Profile an Excel file (native)
bytefreq -f excel --excel-path data.xlsx
To profile a specific sheet (0-based index):
bytefreq -f excel --excel-path data.xlsx --excel-sheet 2
(Requires building with --features excel. Alternatively, DataRadar handles Excel files natively in the browser.)
Profile a Parquet file
bytefreq -f parquet --parquet-path data.parquet
Nested structs produce dot-notation paths and list columns produce indexed array paths, just like JSON. Use -a to collapse array indices:
bytefreq -f parquet --parquet-path data.parquet -a
Generate flat enhanced output from Parquet:
bytefreq -f parquet --parquet-path data.parquet -E > enhanced.ndjson
(Requires building with --features parquet.)
Understanding the Output
The standard DQ report output follows a consistent format:
=== Column: field_name ===
Mask Count Example
aaaa.aaaa@aaaa.aaa 45,231 john.smith@email.com
aaaa@aaaa.aaa 8,102 jane@company.org
Aaaa Aaaaa 312 John Smith
99999 45 12345
12
--------END OF REPORT--------
Each section corresponds to one column in the input. Masks are sorted by descending frequency, so the most common patterns appear first. The example value is a true random sample selected using reservoir sampling — not the first occurrence, but a statistically representative one.

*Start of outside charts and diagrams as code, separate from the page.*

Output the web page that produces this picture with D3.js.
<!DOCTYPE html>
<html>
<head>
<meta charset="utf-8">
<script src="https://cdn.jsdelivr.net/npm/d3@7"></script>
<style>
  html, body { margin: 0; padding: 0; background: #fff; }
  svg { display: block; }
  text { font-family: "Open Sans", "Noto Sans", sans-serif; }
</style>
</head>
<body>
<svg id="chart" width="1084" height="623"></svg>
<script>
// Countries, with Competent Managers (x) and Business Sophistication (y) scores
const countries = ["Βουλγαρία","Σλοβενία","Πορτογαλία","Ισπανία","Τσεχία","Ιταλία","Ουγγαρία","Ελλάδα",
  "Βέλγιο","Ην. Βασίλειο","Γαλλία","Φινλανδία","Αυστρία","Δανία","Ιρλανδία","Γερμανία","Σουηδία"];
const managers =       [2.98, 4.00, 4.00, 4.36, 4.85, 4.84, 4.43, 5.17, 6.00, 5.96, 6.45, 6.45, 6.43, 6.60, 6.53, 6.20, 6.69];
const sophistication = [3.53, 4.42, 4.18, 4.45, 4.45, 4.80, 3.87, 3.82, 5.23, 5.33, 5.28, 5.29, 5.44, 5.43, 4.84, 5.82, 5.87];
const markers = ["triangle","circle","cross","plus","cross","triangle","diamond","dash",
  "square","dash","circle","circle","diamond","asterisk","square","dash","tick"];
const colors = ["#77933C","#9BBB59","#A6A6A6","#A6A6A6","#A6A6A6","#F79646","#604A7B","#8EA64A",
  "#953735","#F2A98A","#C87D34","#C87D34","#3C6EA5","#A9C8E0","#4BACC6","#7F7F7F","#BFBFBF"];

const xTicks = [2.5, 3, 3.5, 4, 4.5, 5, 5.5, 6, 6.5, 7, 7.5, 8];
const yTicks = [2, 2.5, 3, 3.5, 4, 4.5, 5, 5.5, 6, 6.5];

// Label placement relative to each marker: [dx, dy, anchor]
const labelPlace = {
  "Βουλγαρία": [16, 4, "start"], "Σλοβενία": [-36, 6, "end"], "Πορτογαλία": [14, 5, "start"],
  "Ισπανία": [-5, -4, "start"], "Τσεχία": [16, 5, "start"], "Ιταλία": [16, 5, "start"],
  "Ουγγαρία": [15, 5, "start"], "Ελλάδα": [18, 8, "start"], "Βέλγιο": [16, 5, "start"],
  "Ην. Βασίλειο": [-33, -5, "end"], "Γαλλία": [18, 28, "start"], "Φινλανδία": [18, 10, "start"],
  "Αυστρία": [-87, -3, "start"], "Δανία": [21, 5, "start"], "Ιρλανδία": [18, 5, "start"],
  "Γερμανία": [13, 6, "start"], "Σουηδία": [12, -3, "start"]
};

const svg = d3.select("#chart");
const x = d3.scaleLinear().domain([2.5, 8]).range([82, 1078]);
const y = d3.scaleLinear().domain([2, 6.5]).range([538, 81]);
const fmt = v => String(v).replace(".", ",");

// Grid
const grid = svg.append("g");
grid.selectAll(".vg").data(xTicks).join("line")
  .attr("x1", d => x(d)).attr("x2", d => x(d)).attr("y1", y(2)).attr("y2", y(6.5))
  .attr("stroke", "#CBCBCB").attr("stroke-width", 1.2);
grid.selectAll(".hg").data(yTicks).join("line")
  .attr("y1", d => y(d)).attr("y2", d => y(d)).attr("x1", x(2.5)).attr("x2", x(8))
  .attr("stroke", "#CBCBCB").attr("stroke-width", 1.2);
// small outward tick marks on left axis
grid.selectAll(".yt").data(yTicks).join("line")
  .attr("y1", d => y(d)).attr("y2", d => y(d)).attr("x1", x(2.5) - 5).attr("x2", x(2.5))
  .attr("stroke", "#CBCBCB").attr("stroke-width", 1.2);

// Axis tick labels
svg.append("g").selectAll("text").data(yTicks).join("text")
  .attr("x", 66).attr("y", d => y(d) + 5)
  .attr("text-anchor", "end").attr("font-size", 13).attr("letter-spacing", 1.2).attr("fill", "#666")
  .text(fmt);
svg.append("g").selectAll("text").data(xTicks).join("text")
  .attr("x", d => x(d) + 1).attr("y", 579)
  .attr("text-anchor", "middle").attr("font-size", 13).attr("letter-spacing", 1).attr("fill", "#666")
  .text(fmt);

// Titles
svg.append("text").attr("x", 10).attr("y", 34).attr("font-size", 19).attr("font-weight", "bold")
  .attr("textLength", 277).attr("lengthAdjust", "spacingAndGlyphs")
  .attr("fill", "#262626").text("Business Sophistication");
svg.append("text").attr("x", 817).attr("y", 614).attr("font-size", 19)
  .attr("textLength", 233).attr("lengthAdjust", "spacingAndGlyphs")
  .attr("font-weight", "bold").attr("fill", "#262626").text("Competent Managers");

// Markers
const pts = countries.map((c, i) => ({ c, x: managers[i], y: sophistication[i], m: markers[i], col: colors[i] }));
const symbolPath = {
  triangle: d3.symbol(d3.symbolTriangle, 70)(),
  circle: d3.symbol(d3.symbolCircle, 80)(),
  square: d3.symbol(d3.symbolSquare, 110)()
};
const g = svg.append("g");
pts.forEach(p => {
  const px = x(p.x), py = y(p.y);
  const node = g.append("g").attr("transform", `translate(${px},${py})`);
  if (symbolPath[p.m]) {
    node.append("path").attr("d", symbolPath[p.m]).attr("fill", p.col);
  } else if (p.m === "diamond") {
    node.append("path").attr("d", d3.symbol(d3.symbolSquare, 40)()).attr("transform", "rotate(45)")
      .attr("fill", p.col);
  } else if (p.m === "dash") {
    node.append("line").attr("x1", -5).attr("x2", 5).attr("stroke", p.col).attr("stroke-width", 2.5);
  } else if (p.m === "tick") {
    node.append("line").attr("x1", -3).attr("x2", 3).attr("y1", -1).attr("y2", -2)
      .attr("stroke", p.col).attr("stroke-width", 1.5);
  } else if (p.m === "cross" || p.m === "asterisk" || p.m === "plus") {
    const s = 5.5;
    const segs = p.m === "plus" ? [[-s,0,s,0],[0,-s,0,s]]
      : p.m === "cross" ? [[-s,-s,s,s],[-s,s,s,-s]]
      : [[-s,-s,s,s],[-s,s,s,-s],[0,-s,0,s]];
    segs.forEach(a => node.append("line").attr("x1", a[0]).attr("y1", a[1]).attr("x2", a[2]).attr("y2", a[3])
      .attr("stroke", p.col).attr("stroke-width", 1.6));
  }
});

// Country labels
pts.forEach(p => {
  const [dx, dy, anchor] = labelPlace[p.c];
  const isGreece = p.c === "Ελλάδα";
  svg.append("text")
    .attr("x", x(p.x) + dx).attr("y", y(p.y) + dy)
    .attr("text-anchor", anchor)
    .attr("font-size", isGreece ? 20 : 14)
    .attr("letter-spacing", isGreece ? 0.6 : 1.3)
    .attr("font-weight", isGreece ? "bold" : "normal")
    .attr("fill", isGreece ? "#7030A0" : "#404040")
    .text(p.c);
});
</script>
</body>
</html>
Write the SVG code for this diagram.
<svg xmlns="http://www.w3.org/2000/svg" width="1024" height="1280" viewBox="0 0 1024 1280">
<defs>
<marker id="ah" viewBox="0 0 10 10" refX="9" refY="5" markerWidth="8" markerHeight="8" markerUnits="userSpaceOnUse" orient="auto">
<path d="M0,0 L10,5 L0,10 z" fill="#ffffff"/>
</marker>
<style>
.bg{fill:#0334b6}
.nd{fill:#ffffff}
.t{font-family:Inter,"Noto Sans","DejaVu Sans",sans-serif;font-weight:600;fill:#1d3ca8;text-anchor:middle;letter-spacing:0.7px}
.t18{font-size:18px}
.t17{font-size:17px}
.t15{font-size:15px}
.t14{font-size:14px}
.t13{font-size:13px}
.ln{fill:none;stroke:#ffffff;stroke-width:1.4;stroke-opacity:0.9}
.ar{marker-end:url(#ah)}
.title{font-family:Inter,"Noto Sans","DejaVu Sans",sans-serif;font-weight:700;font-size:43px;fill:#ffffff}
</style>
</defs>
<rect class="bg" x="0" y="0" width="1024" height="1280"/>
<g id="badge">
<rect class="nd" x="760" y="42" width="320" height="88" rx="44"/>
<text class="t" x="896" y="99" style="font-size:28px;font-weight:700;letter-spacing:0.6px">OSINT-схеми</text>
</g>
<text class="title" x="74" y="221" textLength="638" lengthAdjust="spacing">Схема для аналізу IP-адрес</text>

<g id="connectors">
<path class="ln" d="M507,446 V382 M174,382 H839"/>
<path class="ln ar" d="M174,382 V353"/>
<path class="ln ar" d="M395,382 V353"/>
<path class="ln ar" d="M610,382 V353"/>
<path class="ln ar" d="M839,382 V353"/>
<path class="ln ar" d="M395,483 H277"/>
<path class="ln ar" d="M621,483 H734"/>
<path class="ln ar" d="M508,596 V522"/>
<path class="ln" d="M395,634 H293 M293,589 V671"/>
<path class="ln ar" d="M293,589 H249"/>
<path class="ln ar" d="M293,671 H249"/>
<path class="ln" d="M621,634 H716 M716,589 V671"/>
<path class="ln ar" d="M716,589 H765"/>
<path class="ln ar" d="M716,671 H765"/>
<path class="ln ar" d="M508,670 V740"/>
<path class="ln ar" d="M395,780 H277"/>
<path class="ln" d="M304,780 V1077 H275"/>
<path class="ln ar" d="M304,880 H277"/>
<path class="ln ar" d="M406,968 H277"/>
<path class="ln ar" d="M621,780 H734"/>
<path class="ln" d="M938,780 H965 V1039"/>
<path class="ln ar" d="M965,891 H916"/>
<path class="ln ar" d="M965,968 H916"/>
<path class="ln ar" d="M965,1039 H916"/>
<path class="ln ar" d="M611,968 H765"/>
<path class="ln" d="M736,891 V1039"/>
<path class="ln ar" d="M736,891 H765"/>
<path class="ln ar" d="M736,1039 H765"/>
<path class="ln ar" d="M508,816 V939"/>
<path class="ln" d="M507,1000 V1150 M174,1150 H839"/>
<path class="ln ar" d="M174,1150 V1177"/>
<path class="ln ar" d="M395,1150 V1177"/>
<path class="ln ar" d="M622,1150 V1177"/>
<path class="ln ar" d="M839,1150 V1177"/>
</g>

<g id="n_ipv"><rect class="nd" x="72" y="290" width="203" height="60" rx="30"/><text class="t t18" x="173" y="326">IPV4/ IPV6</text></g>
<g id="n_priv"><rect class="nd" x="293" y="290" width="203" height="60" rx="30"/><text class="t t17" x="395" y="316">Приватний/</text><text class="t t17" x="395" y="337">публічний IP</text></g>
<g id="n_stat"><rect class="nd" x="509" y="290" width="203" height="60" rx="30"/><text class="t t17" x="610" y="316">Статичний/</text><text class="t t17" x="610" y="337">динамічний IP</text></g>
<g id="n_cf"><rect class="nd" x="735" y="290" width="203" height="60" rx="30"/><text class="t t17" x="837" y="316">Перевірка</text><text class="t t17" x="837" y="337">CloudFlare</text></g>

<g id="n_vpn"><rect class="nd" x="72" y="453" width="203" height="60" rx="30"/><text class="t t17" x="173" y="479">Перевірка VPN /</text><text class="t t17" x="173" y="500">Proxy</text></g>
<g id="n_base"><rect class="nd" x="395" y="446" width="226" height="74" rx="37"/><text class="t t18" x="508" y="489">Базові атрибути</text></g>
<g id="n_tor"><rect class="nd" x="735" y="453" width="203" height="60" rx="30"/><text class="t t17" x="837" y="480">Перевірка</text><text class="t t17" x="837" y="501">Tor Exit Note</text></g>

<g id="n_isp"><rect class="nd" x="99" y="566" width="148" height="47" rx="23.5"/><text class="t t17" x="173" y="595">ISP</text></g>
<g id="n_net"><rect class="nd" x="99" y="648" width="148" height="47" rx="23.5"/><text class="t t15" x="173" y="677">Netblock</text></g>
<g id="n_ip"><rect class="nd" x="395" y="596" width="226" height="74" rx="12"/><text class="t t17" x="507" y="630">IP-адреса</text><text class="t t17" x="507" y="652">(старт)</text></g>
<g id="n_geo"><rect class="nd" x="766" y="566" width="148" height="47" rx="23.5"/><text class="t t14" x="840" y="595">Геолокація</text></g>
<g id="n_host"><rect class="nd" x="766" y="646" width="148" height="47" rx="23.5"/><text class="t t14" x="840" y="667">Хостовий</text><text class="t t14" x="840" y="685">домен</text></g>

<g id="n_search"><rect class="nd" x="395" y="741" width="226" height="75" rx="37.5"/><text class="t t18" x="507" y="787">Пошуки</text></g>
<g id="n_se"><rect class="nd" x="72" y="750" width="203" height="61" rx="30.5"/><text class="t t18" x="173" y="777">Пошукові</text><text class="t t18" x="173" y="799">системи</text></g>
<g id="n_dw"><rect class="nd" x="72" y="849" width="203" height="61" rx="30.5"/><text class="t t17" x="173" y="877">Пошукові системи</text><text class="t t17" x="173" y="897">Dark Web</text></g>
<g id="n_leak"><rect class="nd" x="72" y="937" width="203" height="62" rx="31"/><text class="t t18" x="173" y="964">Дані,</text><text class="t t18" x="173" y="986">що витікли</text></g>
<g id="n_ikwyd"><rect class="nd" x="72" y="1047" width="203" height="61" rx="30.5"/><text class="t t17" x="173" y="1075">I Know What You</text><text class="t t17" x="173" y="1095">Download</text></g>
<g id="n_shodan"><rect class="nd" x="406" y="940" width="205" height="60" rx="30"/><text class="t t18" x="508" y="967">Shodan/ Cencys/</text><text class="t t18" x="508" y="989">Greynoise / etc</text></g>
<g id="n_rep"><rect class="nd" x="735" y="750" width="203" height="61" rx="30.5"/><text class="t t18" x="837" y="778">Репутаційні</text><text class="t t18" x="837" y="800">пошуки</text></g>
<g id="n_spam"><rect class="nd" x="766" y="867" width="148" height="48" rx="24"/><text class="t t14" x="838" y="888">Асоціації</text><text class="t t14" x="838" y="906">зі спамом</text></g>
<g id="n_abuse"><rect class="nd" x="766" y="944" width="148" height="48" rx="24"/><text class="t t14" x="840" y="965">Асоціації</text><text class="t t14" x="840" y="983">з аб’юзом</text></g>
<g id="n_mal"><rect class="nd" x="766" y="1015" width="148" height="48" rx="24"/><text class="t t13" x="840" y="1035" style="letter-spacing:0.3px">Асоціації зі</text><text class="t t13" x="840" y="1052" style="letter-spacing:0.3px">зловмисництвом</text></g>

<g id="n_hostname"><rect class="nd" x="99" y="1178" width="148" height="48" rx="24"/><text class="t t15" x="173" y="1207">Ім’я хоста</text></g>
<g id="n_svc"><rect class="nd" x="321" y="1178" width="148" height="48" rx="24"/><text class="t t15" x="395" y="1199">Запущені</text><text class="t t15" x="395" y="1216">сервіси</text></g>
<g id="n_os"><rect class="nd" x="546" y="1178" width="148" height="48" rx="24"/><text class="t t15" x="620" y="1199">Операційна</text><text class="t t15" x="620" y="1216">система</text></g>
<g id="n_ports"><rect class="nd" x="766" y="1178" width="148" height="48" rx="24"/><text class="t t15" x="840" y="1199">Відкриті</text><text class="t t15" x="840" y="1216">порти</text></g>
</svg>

The --------END OF REPORT-------- marker signals the end of the output, which is useful when piping to downstream tools.
Performance
bytefreq uses Rayon for multi-threaded processing, so it will utilise all available CPU cores when generating enhanced output. For standard DQ profiling, the bottleneck is typically I/O rather than computation — the mask function is simple enough that CPU time is negligible compared to the time spent reading input.
On a modern machine, expect throughput of several hundred thousand rows per second for tabular data, depending on the number of columns and the average field length. For most datasets under a few million rows, profiling completes in seconds.